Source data
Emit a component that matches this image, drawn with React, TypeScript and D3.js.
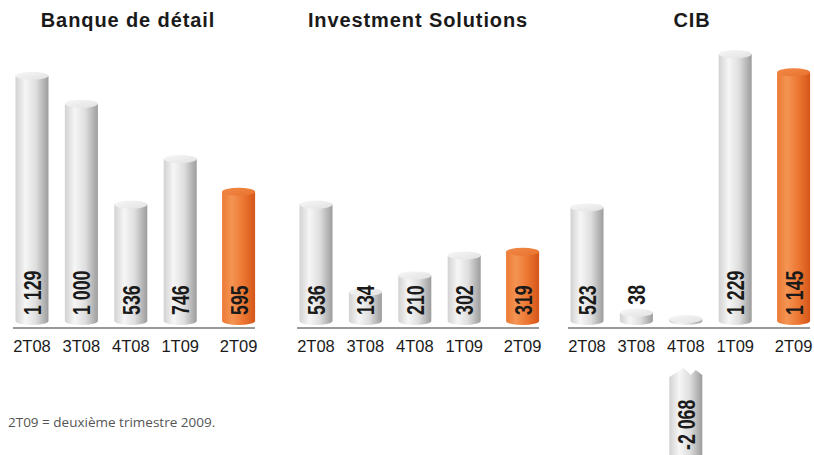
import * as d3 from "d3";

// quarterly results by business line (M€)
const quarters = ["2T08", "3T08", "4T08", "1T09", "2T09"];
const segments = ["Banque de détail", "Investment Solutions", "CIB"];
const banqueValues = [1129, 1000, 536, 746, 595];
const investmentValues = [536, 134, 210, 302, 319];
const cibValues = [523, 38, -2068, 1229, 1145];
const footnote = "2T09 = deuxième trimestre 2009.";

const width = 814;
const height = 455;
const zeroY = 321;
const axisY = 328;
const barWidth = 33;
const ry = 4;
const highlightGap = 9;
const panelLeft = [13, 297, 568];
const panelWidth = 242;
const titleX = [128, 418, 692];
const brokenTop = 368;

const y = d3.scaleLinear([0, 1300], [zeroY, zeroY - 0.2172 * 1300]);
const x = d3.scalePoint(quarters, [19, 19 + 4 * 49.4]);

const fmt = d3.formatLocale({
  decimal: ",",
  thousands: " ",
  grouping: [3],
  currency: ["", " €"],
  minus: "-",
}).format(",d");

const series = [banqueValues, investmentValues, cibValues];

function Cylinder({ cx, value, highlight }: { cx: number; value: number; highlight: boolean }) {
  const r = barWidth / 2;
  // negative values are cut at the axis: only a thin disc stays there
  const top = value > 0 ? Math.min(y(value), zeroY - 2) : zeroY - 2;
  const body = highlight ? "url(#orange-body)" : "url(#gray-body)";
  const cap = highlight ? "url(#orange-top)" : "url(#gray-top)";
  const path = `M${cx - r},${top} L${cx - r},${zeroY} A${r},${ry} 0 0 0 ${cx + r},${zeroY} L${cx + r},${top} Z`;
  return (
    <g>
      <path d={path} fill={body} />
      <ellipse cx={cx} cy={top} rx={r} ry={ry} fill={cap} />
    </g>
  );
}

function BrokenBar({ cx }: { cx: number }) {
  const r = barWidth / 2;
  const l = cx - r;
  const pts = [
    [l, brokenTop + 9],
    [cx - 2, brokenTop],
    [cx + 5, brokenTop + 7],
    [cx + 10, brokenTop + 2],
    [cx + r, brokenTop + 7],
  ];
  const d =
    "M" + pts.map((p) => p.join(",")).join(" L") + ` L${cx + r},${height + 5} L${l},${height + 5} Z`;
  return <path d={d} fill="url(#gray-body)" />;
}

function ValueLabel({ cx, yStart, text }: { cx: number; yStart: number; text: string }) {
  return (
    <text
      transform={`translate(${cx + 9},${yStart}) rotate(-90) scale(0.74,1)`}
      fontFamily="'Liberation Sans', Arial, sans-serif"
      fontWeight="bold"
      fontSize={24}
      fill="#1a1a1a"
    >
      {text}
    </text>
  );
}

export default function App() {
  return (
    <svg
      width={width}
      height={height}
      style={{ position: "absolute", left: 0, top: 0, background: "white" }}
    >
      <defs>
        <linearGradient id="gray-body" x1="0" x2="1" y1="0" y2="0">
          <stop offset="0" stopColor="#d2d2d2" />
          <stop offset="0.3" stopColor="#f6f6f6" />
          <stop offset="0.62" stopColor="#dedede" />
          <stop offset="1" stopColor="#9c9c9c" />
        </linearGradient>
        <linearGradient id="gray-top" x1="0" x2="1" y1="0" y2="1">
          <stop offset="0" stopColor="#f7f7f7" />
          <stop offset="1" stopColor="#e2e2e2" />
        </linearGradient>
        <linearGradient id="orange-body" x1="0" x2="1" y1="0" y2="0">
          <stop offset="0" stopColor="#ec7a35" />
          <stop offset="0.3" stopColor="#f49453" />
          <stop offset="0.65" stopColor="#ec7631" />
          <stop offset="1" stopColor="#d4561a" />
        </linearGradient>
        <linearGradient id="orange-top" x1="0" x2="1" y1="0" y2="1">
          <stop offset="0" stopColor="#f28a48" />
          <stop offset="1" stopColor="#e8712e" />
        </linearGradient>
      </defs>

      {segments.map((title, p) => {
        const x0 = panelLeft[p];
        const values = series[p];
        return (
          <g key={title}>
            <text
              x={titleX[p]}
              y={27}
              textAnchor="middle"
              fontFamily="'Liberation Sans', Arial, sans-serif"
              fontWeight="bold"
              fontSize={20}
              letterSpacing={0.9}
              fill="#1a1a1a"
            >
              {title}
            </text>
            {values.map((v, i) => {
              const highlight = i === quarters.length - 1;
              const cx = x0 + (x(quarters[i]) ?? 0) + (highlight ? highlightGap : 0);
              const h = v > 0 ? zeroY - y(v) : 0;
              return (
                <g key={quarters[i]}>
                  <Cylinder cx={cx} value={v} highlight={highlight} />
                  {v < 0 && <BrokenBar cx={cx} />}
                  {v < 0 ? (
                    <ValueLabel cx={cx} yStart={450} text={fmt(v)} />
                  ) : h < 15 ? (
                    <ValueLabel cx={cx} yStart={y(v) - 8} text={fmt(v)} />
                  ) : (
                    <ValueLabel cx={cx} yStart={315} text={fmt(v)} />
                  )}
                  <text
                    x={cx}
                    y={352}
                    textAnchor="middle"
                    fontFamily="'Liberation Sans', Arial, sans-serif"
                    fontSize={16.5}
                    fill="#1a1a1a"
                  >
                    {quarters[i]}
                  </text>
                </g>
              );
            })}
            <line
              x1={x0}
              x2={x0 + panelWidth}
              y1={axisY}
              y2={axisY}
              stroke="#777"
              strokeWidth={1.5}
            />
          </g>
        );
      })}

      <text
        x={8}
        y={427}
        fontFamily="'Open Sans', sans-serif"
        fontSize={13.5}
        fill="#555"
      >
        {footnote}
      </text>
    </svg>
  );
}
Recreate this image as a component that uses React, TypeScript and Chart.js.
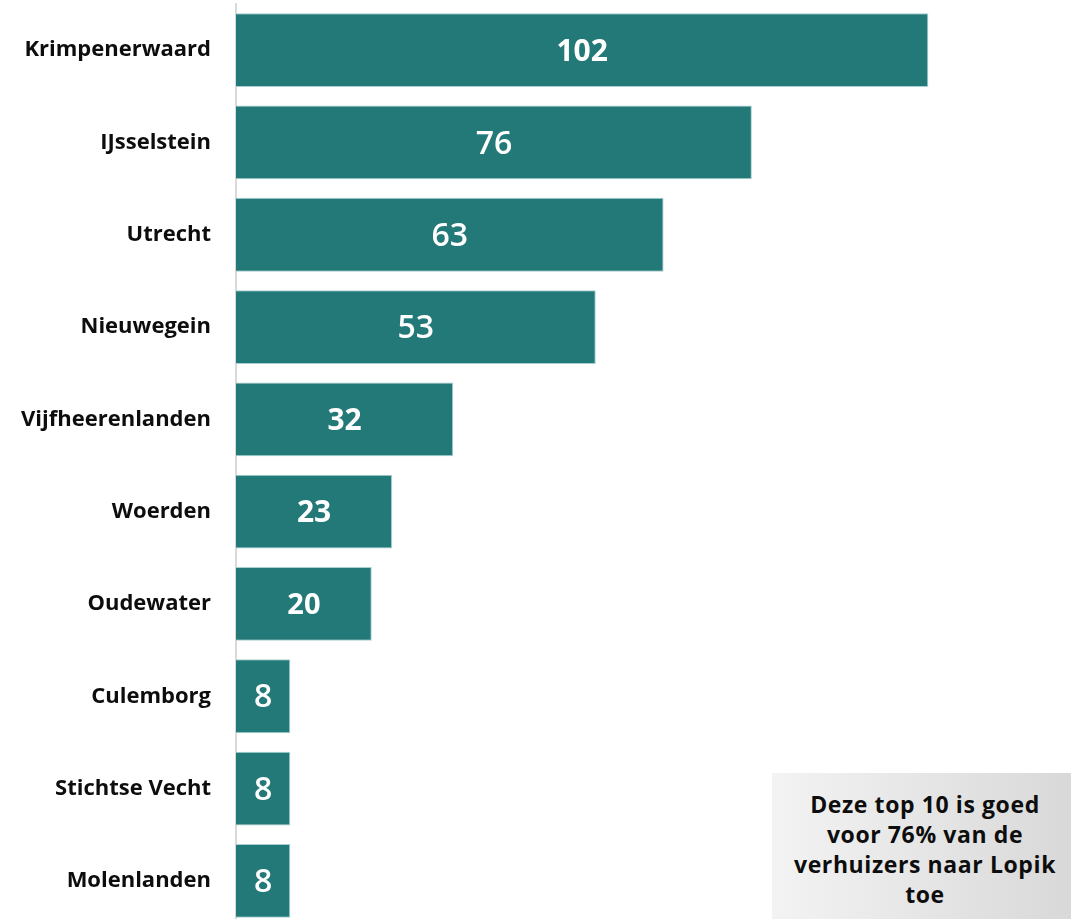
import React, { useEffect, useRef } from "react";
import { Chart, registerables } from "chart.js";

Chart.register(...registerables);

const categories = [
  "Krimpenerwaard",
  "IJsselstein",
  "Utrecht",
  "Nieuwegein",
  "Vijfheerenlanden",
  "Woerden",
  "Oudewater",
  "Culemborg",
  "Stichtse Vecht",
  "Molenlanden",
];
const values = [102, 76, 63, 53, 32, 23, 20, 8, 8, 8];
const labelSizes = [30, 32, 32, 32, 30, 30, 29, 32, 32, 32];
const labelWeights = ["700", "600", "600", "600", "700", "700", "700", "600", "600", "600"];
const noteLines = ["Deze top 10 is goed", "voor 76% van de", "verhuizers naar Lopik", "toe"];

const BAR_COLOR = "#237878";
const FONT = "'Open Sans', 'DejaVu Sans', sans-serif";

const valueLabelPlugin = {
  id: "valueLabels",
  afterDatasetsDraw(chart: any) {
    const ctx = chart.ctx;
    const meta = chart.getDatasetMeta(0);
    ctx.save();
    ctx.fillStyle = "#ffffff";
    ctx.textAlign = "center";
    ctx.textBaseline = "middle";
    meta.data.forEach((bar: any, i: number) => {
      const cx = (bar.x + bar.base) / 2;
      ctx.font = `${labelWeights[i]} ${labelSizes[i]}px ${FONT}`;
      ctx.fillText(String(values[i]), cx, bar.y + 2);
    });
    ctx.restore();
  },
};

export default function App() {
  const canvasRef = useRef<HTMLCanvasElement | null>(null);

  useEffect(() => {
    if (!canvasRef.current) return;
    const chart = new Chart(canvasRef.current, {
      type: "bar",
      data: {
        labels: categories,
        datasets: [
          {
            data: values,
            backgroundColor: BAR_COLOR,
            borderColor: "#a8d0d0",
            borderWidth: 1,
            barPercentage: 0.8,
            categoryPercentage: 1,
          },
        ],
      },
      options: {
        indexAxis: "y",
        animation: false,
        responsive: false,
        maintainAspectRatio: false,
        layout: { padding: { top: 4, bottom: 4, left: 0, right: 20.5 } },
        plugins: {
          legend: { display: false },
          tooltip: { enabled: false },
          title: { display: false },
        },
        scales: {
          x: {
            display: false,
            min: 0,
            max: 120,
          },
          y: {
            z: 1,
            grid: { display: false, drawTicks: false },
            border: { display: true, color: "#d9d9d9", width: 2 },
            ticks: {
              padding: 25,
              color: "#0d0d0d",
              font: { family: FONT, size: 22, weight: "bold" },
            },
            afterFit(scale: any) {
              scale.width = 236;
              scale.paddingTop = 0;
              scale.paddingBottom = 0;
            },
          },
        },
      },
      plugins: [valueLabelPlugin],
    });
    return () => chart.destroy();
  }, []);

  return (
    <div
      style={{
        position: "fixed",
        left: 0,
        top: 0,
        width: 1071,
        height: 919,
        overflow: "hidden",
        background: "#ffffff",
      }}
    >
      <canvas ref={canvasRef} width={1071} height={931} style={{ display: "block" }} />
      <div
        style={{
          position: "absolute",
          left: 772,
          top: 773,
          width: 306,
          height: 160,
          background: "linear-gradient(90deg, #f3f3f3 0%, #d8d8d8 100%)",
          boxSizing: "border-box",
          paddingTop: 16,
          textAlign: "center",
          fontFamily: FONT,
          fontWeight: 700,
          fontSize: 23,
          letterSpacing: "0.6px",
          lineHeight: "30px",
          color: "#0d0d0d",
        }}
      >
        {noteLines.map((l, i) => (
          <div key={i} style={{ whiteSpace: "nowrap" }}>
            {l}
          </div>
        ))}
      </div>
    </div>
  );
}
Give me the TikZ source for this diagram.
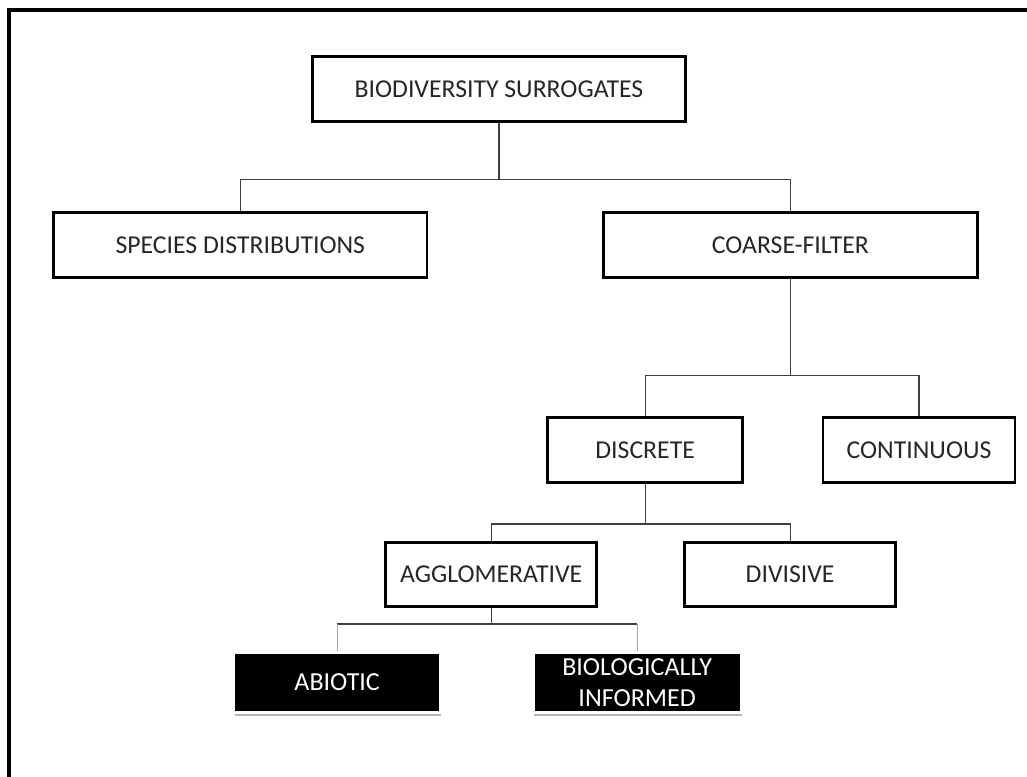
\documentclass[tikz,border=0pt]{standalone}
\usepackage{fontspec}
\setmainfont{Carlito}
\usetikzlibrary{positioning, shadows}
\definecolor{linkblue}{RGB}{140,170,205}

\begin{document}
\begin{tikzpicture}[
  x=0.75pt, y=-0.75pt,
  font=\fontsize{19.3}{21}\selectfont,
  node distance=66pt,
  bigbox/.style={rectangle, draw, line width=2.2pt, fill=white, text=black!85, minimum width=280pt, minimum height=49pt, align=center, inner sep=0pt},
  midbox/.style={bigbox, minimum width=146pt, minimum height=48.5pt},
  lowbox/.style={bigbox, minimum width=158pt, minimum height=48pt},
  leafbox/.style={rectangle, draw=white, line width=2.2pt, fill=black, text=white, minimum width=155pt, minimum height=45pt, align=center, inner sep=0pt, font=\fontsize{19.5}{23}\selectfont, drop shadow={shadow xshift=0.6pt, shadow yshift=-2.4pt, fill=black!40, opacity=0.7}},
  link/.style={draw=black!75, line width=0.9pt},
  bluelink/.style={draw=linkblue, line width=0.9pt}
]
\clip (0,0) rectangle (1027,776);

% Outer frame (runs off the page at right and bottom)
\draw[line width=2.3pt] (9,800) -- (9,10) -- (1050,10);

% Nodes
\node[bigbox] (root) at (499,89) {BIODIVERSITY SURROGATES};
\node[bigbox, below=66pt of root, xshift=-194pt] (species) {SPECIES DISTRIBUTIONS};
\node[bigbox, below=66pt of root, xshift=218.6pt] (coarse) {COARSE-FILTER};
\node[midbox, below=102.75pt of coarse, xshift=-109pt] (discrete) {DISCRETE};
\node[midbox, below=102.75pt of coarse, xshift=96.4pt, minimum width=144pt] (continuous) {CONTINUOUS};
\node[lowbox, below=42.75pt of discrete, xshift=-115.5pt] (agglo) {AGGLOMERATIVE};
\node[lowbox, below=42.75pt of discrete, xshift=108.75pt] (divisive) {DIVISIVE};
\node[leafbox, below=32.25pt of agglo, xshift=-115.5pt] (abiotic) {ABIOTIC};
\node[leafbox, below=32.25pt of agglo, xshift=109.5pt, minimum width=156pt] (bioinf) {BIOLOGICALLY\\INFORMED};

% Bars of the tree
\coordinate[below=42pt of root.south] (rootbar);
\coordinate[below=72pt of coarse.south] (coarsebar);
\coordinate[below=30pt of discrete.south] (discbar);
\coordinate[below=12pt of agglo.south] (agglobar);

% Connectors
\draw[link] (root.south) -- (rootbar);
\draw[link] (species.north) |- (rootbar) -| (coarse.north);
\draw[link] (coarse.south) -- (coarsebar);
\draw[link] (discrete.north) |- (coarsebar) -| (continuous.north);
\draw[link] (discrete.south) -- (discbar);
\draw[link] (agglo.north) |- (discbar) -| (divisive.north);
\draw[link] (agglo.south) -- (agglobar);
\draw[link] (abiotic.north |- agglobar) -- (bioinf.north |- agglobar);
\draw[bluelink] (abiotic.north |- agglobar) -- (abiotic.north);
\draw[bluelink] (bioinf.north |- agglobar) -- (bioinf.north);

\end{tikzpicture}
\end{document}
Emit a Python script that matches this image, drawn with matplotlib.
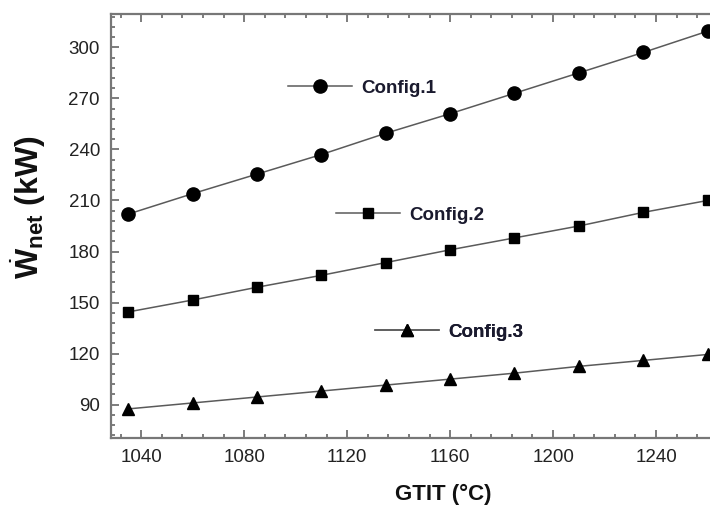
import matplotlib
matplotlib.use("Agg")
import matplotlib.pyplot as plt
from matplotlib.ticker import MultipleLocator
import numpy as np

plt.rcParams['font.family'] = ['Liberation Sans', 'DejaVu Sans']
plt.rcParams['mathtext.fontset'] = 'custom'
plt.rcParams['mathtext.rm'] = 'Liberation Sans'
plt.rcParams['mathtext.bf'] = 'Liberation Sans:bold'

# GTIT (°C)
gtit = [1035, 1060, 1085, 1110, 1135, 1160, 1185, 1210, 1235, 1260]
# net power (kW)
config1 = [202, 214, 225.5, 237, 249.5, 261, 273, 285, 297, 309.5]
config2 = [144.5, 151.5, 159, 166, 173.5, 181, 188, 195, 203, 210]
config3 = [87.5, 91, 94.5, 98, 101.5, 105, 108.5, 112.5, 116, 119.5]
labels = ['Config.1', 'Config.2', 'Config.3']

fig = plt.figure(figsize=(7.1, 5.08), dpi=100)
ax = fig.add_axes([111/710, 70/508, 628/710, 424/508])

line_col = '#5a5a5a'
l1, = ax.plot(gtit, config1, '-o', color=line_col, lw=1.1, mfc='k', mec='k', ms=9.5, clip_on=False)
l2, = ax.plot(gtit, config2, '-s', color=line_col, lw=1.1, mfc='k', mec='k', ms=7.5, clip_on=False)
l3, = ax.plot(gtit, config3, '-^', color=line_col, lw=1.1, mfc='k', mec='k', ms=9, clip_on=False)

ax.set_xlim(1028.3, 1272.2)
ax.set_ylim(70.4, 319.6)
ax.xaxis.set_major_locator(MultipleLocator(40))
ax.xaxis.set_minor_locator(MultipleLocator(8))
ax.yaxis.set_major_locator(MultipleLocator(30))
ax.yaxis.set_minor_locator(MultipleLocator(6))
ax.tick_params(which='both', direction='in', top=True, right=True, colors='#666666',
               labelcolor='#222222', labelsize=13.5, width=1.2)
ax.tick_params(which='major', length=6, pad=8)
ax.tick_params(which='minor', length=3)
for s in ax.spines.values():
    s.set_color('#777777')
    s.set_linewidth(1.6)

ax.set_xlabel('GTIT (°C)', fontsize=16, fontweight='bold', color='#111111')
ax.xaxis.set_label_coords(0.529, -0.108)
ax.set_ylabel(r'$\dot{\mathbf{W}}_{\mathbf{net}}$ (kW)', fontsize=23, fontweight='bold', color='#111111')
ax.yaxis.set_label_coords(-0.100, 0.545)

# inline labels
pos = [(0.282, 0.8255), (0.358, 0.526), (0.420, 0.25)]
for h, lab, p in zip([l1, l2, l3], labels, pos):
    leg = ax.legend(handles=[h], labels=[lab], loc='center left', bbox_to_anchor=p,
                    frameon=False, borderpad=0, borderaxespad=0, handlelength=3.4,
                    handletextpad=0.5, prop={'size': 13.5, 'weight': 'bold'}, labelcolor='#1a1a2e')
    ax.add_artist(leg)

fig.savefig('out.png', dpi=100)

● Aim
Please take the lines from the beginning of the data above through the line holding "const series = [banqueValues, investmentValues, cibValues];" and transcribe them exactly, without any pictures.

● Result of the exercise
Emit a component that matches this image, drawn with React, TypeScript and D3.js.
import * as d3 from "d3";

// quarterly results by business line (M€)
const quarters = ["2T08", "3T08", "4T08", "1T09", "2T09"];
const segments = ["Banque de détail", "Investment Solutions", "CIB"];
const banqueValues = [1129, 1000, 536, 746, 595];
const investmentValues = [536, 134, 210, 302, 319];
const cibValues = [523, 38, -2068, 1229, 1145];
const footnote = "2T09 = deuxième trimestre 2009.";

const width = 814;
const height = 455;
const zeroY = 321;
const axisY = 328;
const barWidth = 33;
const ry = 4;
const highlightGap = 9;
const panelLeft = [13, 297, 568];
const panelWidth = 242;
const titleX = [128, 418, 692];
const brokenTop = 368;

const y = d3.scaleLinear([0, 1300], [zeroY, zeroY - 0.2172 * 1300]);
const x = d3.scalePoint(quarters, [19, 19 + 4 * 49.4]);

const fmt = d3.formatLocale({
  decimal: ",",
  thousands: " ",
  grouping: [3],
  currency: ["", " €"],
  minus: "-",
}).format(",d");

const series = [banqueValues, investmentValues, cibValues];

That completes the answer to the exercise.